**Dataset content:**
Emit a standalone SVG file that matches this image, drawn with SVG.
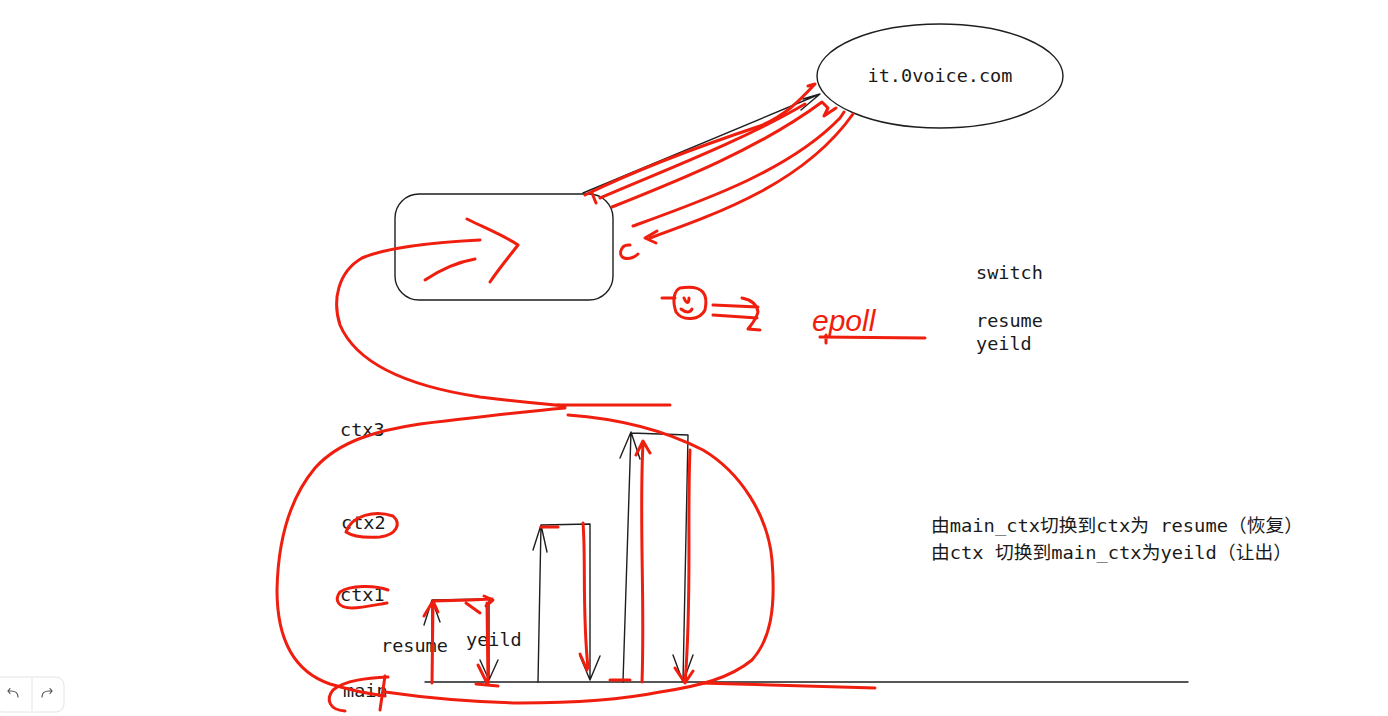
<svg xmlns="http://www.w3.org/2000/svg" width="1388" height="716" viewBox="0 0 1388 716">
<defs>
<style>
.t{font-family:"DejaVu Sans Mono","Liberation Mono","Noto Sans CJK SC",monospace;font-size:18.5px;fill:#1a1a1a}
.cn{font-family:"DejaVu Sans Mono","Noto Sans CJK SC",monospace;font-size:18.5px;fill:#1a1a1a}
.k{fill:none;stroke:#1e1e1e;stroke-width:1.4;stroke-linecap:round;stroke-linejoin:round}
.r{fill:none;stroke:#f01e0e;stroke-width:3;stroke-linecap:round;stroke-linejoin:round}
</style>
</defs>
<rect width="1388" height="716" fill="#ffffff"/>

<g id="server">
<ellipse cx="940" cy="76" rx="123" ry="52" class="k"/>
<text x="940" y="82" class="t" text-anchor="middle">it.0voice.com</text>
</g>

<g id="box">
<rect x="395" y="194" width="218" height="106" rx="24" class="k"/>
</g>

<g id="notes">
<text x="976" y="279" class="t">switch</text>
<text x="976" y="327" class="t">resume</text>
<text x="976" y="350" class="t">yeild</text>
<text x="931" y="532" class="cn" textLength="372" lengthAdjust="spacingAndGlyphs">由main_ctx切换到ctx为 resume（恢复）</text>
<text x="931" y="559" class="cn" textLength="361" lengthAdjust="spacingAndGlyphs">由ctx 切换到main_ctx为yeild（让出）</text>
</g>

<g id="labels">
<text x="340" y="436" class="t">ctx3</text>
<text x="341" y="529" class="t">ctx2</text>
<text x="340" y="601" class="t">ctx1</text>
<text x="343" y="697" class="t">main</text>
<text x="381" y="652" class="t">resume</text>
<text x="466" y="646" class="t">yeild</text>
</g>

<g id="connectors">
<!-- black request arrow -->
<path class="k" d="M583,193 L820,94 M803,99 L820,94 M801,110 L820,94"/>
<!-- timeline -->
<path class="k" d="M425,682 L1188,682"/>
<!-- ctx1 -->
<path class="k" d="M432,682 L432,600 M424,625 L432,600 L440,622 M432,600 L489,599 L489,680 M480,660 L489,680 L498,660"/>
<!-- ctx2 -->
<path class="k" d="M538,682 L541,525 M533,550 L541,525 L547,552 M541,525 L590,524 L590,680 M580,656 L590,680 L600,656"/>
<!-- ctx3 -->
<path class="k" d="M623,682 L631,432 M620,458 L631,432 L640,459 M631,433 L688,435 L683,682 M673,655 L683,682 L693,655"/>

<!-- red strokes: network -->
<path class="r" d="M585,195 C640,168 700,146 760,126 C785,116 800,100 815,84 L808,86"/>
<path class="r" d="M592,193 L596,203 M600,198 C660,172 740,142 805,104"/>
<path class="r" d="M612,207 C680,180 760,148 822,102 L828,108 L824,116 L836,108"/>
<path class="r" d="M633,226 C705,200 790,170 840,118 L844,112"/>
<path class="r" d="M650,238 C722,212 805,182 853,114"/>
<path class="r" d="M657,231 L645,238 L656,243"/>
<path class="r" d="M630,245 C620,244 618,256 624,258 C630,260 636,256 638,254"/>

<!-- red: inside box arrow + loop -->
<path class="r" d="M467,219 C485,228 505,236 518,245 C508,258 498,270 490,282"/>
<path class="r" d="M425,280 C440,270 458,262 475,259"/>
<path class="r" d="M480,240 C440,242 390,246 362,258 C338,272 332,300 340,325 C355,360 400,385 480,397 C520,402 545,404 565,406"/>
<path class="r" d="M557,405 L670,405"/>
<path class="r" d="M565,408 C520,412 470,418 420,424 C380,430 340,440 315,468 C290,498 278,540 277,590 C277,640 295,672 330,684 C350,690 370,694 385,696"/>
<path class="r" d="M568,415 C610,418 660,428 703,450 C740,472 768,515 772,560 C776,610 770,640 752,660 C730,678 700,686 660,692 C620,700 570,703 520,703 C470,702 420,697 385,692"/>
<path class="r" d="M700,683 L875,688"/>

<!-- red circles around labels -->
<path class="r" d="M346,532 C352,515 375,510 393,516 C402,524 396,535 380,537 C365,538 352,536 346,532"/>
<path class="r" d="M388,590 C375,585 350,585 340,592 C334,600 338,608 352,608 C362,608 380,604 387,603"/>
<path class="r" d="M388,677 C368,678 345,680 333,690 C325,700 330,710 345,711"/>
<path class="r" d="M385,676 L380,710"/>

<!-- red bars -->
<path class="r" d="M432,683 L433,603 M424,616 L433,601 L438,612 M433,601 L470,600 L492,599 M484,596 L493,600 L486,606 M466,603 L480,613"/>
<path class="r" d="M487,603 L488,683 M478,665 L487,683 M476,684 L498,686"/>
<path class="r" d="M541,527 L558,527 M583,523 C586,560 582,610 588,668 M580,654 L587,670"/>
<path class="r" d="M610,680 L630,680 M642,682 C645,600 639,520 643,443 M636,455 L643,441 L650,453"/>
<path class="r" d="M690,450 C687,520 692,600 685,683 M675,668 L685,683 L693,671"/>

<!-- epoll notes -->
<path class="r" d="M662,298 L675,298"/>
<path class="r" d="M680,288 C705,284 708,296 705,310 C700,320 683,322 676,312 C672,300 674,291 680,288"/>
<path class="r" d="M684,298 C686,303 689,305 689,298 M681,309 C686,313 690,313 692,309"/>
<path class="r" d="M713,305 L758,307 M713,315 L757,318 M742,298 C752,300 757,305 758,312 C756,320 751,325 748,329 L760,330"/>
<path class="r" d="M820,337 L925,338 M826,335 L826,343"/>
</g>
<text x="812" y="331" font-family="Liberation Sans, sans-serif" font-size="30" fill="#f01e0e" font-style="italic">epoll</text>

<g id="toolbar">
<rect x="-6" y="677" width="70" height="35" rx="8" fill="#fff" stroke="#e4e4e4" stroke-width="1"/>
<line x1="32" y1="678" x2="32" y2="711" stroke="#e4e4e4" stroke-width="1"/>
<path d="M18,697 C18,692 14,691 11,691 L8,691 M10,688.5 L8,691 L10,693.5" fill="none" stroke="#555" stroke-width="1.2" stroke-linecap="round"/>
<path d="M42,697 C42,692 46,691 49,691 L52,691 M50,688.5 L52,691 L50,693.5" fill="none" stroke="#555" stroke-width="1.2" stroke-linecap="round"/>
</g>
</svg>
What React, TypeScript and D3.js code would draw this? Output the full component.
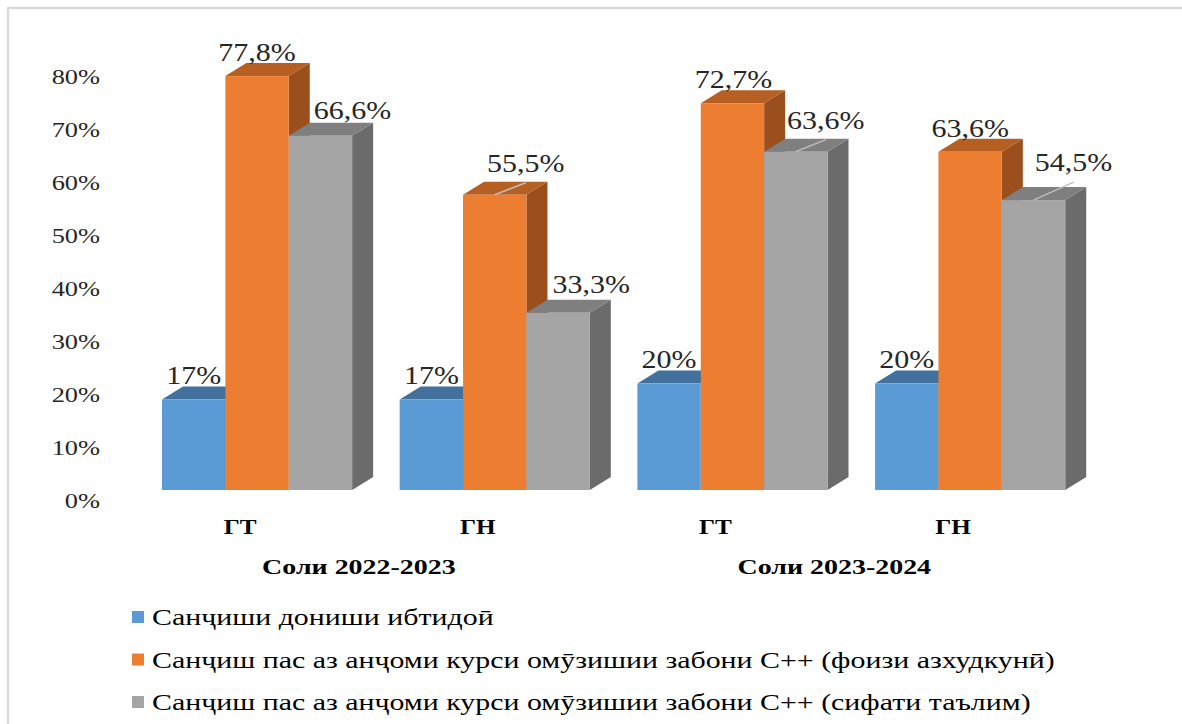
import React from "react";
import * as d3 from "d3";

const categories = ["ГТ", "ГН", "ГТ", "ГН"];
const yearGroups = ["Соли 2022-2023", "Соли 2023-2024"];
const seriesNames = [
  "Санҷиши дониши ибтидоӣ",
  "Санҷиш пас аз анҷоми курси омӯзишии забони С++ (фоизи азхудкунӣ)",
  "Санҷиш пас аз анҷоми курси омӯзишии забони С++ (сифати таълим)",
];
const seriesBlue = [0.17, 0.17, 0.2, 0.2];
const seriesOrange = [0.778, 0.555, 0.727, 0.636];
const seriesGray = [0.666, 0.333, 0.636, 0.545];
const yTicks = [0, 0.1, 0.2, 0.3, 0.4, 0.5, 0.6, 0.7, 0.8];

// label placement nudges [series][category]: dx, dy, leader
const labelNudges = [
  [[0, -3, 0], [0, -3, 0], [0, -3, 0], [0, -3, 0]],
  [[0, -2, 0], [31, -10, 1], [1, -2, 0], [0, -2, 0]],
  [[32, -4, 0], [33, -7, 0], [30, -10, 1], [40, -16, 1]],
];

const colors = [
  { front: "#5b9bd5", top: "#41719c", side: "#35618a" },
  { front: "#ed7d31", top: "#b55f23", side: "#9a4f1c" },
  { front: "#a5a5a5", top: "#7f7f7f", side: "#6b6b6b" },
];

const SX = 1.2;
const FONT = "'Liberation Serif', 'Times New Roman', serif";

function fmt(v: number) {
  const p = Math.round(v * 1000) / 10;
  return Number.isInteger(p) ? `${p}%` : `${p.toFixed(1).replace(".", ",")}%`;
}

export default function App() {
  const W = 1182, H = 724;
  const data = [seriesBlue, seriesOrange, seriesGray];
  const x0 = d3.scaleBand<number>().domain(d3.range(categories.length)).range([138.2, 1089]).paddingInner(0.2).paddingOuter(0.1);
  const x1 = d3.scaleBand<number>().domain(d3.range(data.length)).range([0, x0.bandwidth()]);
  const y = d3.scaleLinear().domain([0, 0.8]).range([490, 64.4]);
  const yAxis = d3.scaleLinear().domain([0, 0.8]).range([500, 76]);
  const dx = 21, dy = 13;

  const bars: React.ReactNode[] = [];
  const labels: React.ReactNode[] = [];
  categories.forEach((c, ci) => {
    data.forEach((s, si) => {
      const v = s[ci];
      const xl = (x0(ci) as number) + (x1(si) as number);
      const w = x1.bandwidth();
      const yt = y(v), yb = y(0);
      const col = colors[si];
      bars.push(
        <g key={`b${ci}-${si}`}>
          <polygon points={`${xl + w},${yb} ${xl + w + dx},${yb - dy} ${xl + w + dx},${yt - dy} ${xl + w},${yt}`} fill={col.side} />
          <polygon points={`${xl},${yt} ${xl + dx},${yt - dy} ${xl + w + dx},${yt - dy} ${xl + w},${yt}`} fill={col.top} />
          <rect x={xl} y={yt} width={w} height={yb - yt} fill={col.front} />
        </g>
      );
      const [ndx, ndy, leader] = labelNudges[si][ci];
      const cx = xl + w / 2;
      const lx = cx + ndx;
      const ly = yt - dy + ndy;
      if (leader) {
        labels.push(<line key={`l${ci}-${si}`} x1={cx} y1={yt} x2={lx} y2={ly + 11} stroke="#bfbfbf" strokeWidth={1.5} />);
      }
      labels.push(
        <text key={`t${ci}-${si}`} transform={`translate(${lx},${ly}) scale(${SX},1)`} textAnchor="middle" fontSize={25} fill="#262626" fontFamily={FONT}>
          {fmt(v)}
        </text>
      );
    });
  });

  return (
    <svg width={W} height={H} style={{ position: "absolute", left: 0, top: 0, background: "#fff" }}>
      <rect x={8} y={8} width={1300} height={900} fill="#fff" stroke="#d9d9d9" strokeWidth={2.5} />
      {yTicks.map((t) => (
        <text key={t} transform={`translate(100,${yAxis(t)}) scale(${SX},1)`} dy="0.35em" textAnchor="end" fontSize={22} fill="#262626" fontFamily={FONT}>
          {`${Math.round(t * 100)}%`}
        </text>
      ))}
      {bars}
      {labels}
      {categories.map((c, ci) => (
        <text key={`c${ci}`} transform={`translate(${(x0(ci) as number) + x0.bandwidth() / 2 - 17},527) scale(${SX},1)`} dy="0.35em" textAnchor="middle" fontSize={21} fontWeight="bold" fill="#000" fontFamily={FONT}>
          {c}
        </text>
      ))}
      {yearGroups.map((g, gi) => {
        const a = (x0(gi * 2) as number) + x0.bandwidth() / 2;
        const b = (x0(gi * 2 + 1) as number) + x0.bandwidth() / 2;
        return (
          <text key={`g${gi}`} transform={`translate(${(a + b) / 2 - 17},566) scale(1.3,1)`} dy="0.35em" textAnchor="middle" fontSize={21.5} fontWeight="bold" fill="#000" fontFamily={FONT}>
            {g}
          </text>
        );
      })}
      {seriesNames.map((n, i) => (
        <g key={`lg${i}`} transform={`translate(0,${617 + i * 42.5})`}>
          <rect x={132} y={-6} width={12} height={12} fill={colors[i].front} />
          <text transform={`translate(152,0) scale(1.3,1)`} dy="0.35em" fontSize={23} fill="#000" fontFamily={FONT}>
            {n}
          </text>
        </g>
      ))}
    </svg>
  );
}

**Task to complete:** Gather up, from the records above, each line where the word "this" appears.

**Solution:**
Emit a standalone SVG file that matches this image, drawn with SVG.
What React, TypeScript and D3.js code would draw this? Output the full component.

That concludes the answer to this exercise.